Minnery replied after the hearing, “A careful reading of the study gives no indication that same-sex couples were included; it’s simply silent on the subject. Based on the actual text of the report, a realistic assessment is that silence means absence. This study is one small part the mountain of solid data that demonstrates kids do best with a married mother and father.”
Senate Hearing Focuses on Repealing Marriage Law [Focus on the Family]
Fortunately, the American public is probably going to side with someone who has little more firsthand insight. Some like, maybe, oh, I don't know -- the study's author:
“Sen. Franken is right,” the lead author of the study told POLITICO. The survey did not exclude same-sex couples, said Debra L. Blackwell, Ph.D., nor did it exclude them from the “nuclear family” category provided their family met the study’s definition.
The study’s definition of nuclear family is: “one or more children living with two parents who are married to one another and are each biological or adoptive parents of all the children in the family.”
That means the study does not provide evidence that straight couples’ children necessarily fare better than same-sex couples’ kids, as Minnery claimed.
Al Franken clashes with Focus on the Family executive [Politico]

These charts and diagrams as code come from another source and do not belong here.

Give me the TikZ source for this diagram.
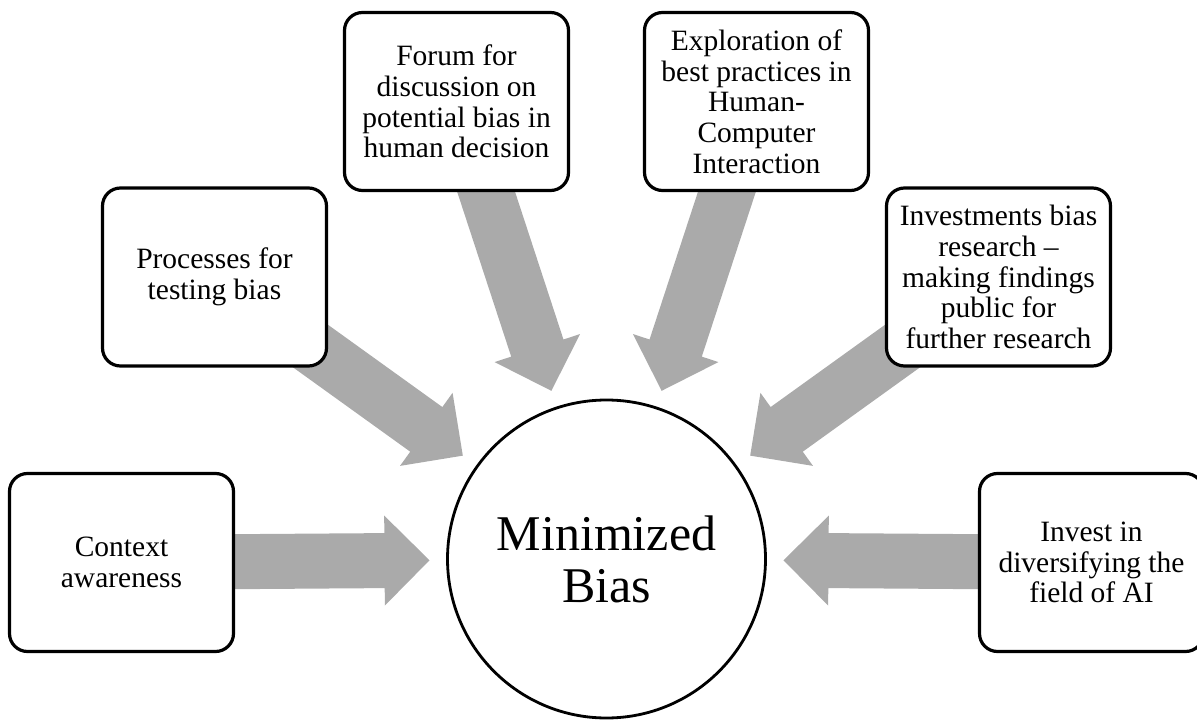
\documentclass[tikz,border=0pt]{standalone}
\usepackage{fontspec}
\setmainfont{Liberation Serif}
\usetikzlibrary{calc}
\pgfdeclarelayer{background}
\pgfsetlayers{background,main}
\definecolor{arrowgray}{RGB}{170,170,170}
\tikzset{
  idea/.style={draw=black, line width=3.2pt, rounded corners=18pt, fill=white,
    minimum width=224pt, minimum height=178pt, align=center, inner sep=0pt,
    font=\fontsize{29.5pt}{30.7pt}\selectfont},
  hubnode/.style={circle, draw=black, line width=2.8pt, fill=white,
    minimum size=318pt, inner sep=0pt, align=center,
    font=\fontsize{50pt}{52pt}\selectfont},
  flowarrow/.style={fill=arrowgray},
}
% broad block arrow from the centre of node #1 towards node #2,
% stopping a little short of the hub circle
\newcommand{\feedarrow}[2]{%
  \path (#1.center) coordinate (fa-t)
        ($(#2.center)!177pt!(#1.center)$) coordinate (fa-h)
        ($(fa-h)!45pt!(fa-t)$) coordinate (fa-b);
  \fill[flowarrow] ($(fa-t)!27.5pt!90:(fa-h)$) -- ($(fa-b)!27.5pt!-90:(fa-t)$)
    -- ($(fa-b)!45pt!-90:(fa-t)$) -- (fa-h) -- ($(fa-b)!45pt!90:(fa-t)$)
    -- ($(fa-b)!27.5pt!90:(fa-t)$) -- ($(fa-t)!27.5pt!-90:(fa-h)$) -- cycle;
}
\begin{document}
\begin{tikzpicture}[x=1pt,y=-1pt]
\useasboundingbox (0,0) rectangle (1197,722);

\node[hubnode] (hub) at (606.5,559) {Minimized\\Bias};

\node[idea] (ctx)    at (121.5,562.5) {Context\\awareness};
\node[idea] (test)   at (214.5,277)   {Processes for\\testing bias};
\node[idea] (forum)  at (456.5,101.5) {Forum for\\discussion on\\potential bias in\\human decision};
\node[idea] (hci)    at (756.5,101.5) {Exploration of\\best practices in\\Human-\\Computer\\Interaction};
\node[idea] (invres) at (998.5,277)   {Investments bias\\research –\\making findings\\public for\\further research};
\node[idea] (div)    at (1091.5,562.5) {Invest in\\diversifying the\\field of AI};

\begin{pgfonlayer}{background}
  \feedarrow{ctx}{hub}
  \feedarrow{test}{hub}
  \feedarrow{forum}{hub}
  \feedarrow{hci}{hub}
  \feedarrow{invres}{hub}
  \feedarrow{div}{hub}
\end{pgfonlayer}
\end{tikzpicture}
\end{document}
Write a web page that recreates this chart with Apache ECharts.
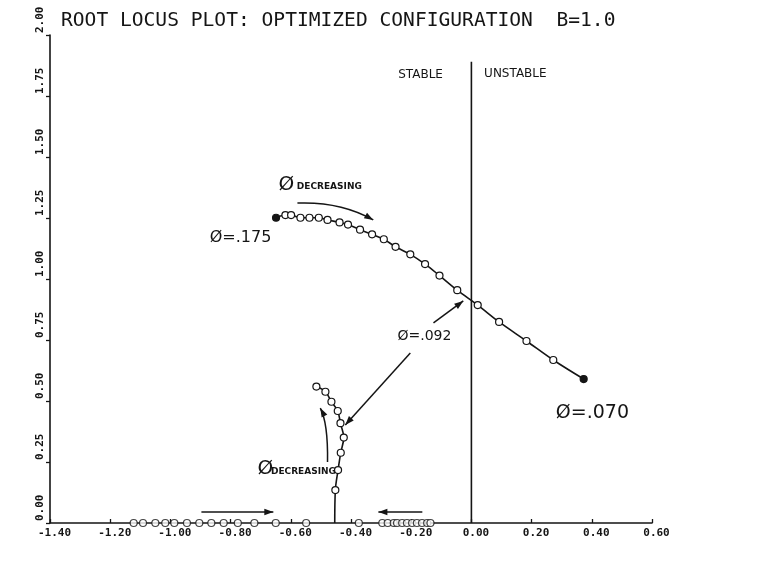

The truth is that Tom Minnery got called out publicly. For years, those of us who follow this silly "culture war" have picked apart and pushed back, our jaws dropping over the "values" crowd's willingness to say whatever they think will best serve their own agenda, paired with a deeply-ingrained unwillingness to ever admit they got something wrong. Yesterday was one of the first times (if not the first time) we've seen a sitting Senator bring this duplicity front and center. It was a beautiful thing, frankly. And not for just this one incident, but for the years of false facts that have defined the anti-gay advocacy of groups like Focus on the Family.